Cohen shared in the 2002 Pulitzer Prize for Investigative Reporting for a Washington Post series that exposed the deaths of 229 children in the District of Columbia who had come to the attention of its child protective system. The series, “The District’s Lost Children,” also won the grand prize in the Robert F. Kennedy Journalism Award.
Cohen also was a Pulitzer Prize finalist in 2007 for the Post’s investigation of waste and abuse in U.S. farm subsidies, which led to congressional reform. Cohen also served on two other teams that were Pulitzer finalists and assisted in three other series that won or placed in the Pulitzers.
She has won virtually every other major prize in journalism, including the Goldsmith Prize for Investigative Reporting, the Selden Ring Award, the Investigative Reporters and Editors Medal and the Gerald Loeb Award.
Cohen joins a growing cadre of Pulitzer Prize-winning professors at the Cronkite School.
Steve Doig, who will be stepping down from the Knight Chair after 21 years but is staying on the faculty part time, and Jacquee Petchel, executive editor of Carnegie-Knight News21, were key members of a Miami Herald team that won the 1993 Pulitzer Prize for Public Service for an investigation into property damage in south Florida caused by Hurricane Andrew.
Walter V. Robinson, the Donald W. Reynolds Visiting Professor who teaches investigative reporting at Cronkite, led the Boston Globe’s Spotlight team to the 2003 Pulitzer Prize for Public Service for its sweeping investigation into sexual abuse by Catholic priests. The Globe investigation was made into the Academy Award-winning movie “Spotlight.”
Leonard Downie Jr., the school’s Weil Family Professor of Journalism and former executive editor of the Washington Post, led the newspaper to more Pulitzer Prizes than any editor in history — 25 Pulitzers during his 17 years as the top editor. Downie hired Cohen at the Post and worked with her for a decade.
“Sarah is a high-impact, innovative data journalist dedicated to accountability reporting, digital transformation of the news media, freedom of information and the continuing development of current and future investigative journalists,” Downie said. “She is a strong leader and a creative collaborator. The Knight Chair at the Cronkite School will enable her to have an even greater influence on the future of accountability journalism at a critical time.”
In addition to her newsroom work, Cohen has substantial experiences in the classroom. She has served as a part-time instructor at Columbia University’s Graduate School of Journalism since 2013 and taught at the University of Maryland in addition to her three years as the Knight Professor at Duke.
Cohen started her professional life as an economist. After earning an bachelor's degree in economics from the University of North Carolina at Chapel Hill in 1979, she joined the U.S. Bureau of Labor Statistics, serving as an economist there for more than a decade. In 1991, she enrolled in the master’s program at the University of Maryland’s Philip Merrill College of Journalism.
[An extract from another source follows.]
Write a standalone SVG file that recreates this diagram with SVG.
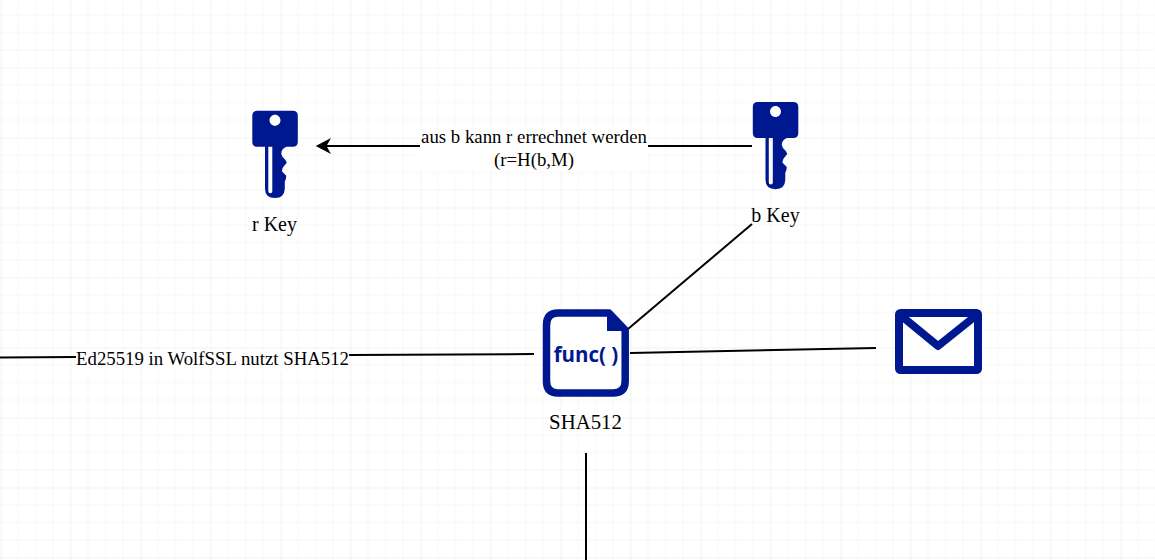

After earning her journalism degree, she became a reporter at the Tampa Tribune and later the competing St. Petersburg Times before joining Investigative Reporters and Editors, a national nonprofit journalism organization, as training director.
Cohen is the immediate past president of IRE and founder and director of the Duke Project for the Advancement of Public Affairs Reporting. She also serves on the board of advisers of the Fund for Investigative Journalism and has judged numerous journalism competitions, including the Scripps Howard Award in Investigative Reporting, the IRE awards and the Goldsmith Prize.
She has testified before U.S. Senate and House committees on freedom of information and government transparency issues. She also speaks around the globe at conferences about journalism and public access.
Cohen is the author of “Numbers in the Newsroom: Using Math and Statistics in the News” and is completing a new work, “A Guide to Data Science in Investigative Reporting.”